March 15, also known as the Ides of March, doesn’t have a sinister connotation in Jackson County. It’s the day that marks the annual return of our summer residents, the Ruby-Throated Hummingbirds.
These fast-moving nectar-drinkers return from their winter habitat in Central and South America in mid-March each year just as the first flowers appear on our native cross vine and coral honeysuckles.
Hummingbirds spend the summer in Jackson County, seeking out nectar from flowers and feeders. During their nesting season (June-August) they will spend more time seeking out insects, particularly caterpillars, to feed their young and you may see less of them during this time.
The best way to attract hummingbirds to your backyard is to provide them with plenty of nectar sources. A combination of native plants, a few special tropical blooms, and nectar feeders will help keep your hummingbird visitors happy and healthy.
Here are some tips and tricks to attract hummingbirds to your yard:
Simple nectar feeders can be filled with a mixture of water and white table sugar, in a 4 parts water to 1 part sugar ratio. Do not fill your feeders completely full, as the sugar water tends to ferment quickly in our hot climate. Add a small amount to your feeders and keep the rest in your refrigerator to slow spoilage.
Feeders will need to be cleaned regularly (at least weekly) during the warmest months as the sugar water attracts ants, bees, and can quickly grow mold. Scrub the parts (inside and outside) with hot soapy water and a dash of vinegar, rinse well, and refill. You’ll often find your resident birds impatiently awaiting the return of their favorite feeder!
It is NOT recommended that red food coloring be added to the nectar solution, and some evidence indicates that red dyes may be harmful to hummingbirds.
Planting native plants with tube or trumpet shaped flowers encourages hummingbirds and other winged pollinators to your garden. Crossvine (Bignonia capreolata), trumpet creeper (Campsis radicans), coral honeysuckle (Lonicera sempervirens), and various salvia species provide plenty of nectar.
Native plants are adapted to our Coastal climate, are typically more tolerant of our native insect pests, and provide habitat and food for a variety of wildlife.
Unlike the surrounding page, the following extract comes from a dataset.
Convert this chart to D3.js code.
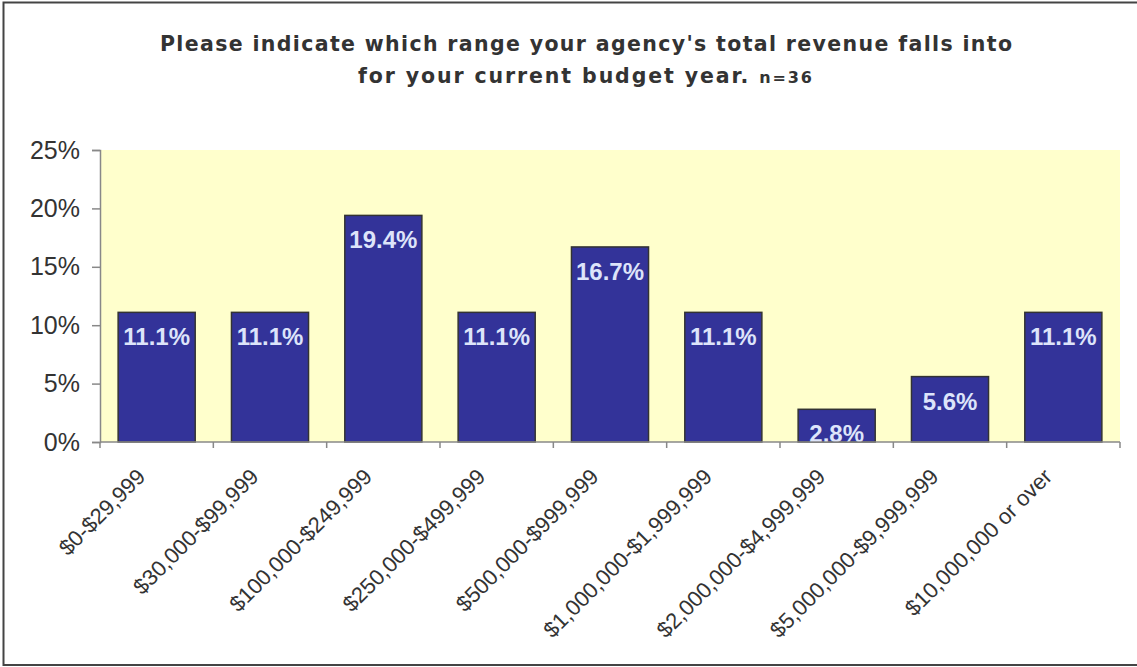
<!DOCTYPE html>
<html>
<head>
<meta charset="utf-8">
<script src="https://cdn.jsdelivr.net/npm/d3@7"></script>
<style>
  html, body { margin: 0; padding: 0; background: #fff; }
  svg { display: block; }
</style>
</head>
<body>
<svg id="chart" width="1137" height="667"></svg>
<script>
// Revenue ranges reported by agencies (share of respondents, n=36)
const categories = [
  "$0-$29,999",
  "$30,000-$99,999",
  "$100,000-$249,999",
  "$250,000-$499,999",
  "$500,000-$999,999",
  "$1,000,000-$1,999,999",
  "$2,000,000-$4,999,999",
  "$5,000,000-$9,999,999",
  "$10,000,000 or over"
];
const values = [11.1, 11.1, 19.4, 11.1, 16.7, 11.1, 2.8, 5.6, 11.1];
const yTicks = [0, 5, 10, 15, 20, 25];
const titleLines = [
  "Please indicate which range your agency's total revenue falls into",
  "for your current budget year."
];
const sampleNote = "n=36";

const svg = d3.select("#chart");
const W = 1137, H = 667;
const plot = { left: 100, right: 1120, top: 150, bottom: 442 };

// Outer frame (right edge runs past the canvas)
svg.append("rect")
  .attr("x", 3.5).attr("y", 2.5)
  .attr("width", W + 10).attr("height", 662.5)
  .attr("fill", "#fff")
  .attr("stroke", "#444").attr("stroke-width", 2);

const x = d3.scaleBand()
  .domain(categories)
  .range([plot.left, plot.right])
  .paddingInner(0.32)
  .paddingOuter(0.16);

const y = d3.scaleLinear()
  .domain([0, 25])
  .range([plot.bottom, plot.top]);

// Plot background
svg.append("rect")
  .attr("x", plot.left).attr("y", plot.top)
  .attr("width", plot.right - plot.left)
  .attr("height", plot.bottom - plot.top)
  .attr("fill", "#FFFFCC");

// Clip for value labels that spill below the baseline
svg.append("clipPath").attr("id", "plotClip")
  .append("rect")
  .attr("x", plot.left).attr("y", plot.top)
  .attr("width", plot.right - plot.left)
  .attr("height", plot.bottom - plot.top);

// Bars
svg.append("g").selectAll("rect")
  .data(values)
  .join("rect")
  .attr("x", (d, i) => x(categories[i]))
  .attr("y", d => y(d))
  .attr("width", x.bandwidth())
  .attr("height", d => y(0) - y(d))
  .attr("fill", "#333399")
  .attr("stroke", "#333")
  .attr("stroke-width", 1.5);

// Value labels inside the top of each bar
svg.append("g").attr("clip-path", "url(#plotClip)")
  .selectAll("text")
  .data(values)
  .join("text")
  .attr("x", (d, i) => x(categories[i]) + x.bandwidth() / 2)
  .attr("y", d => y(d) + 33)
  .attr("text-anchor", "middle")
  .attr("font-family", "Liberation Sans, Arial, sans-serif")
  .attr("font-weight", "bold")
  .attr("font-size", 24)
  .attr("fill", "#DDE4FA")
  .text(d => d.toFixed(1) + "%");

// Y axis
const yAxis = svg.append("g")
  .attr("transform", `translate(${plot.left},0)`)
  .call(d3.axisLeft(y).tickValues(yTicks).tickFormat(d => d + "%").tickSize(8).tickPadding(12));
yAxis.select(".domain").attr("stroke", "#888").attr("stroke-width", 1.5);
yAxis.selectAll(".tick line").attr("stroke", "#888").attr("stroke-width", 1.5);
yAxis.selectAll(".tick text")
  .attr("font-family", "Liberation Sans, Arial, sans-serif")
  .attr("font-size", 25)
  .attr("fill", "#333");

// X axis: ticks at band boundaries
const boundaries = categories.map(c => x(c) - x.step() * x.paddingInner() / 2)
  .concat([plot.right]);
svg.append("line")
  .attr("x1", plot.left).attr("x2", plot.right)
  .attr("y1", plot.bottom).attr("y2", plot.bottom)
  .attr("stroke", "#888").attr("stroke-width", 1.5);
svg.append("g").selectAll("line")
  .data(boundaries)
  .join("line")
  .attr("x1", d => d).attr("x2", d => d)
  .attr("y1", plot.bottom).attr("y2", plot.bottom + 6)
  .attr("stroke", "#888").attr("stroke-width", 1.5);

// Rotated category labels
svg.append("g").selectAll("text")
  .data(categories)
  .join("text")
  .attr("transform", d => `translate(${x(d) + x.bandwidth() / 2 - 10},${plot.bottom + 36}) rotate(-45)`)
  .attr("text-anchor", "end")
  .attr("font-family", "Liberation Sans, Arial, sans-serif")
  .attr("font-size", 22)
  .attr("fill", "#333")
  .text(d => d);

// Title
const title = svg.append("g")
  .attr("font-family", "DejaVu Sans, Verdana, sans-serif")
  .attr("font-weight", "bold")
  .attr("fill", "#333");
title.append("text")
  .attr("x", 586).attr("y", 51)
  .attr("text-anchor", "middle")
  .attr("font-size", 20.5)
  .attr("textLength", 852)
  .attr("lengthAdjust", "spacing")
  .text(titleLines[0]);
const t2 = title.append("text")
  .attr("x", 585).attr("y", 83)
  .attr("text-anchor", "middle")
  .attr("font-size", 20.5)
  .attr("textLength", 454)
  .attr("lengthAdjust", "spacing");
t2.append("tspan").text(titleLines[1] + " ");
t2.append("tspan").attr("font-size", 16).text(sampleNote);
</script>
</body>
</html>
Native plants generally require less from gardeners (except maybe some pruning when they overgrow their space) than plants adapted to other weather and climate regimes.
There are some wonderful tropical plants that can be added to encourage hummingbirds as well. The bottlebrush tree (Callistemon citrinus) is a familiar sight, though it is actually native to Australia, and its beautiful red flowers bloom just as the hummingbirds return to Jackson County, making it a great addition to a bird-friendly backyard. Many tropical plants can be grown as annuals here along the Coast as they cannot survive even our mildest winters and are welcome garden guests during the summer. Fuschias (Fuschia magellanica), cosmos (Cosmos bipinnatus), and other bright and cheerful flowers can keep hummingbirds well fed and gardeners happy.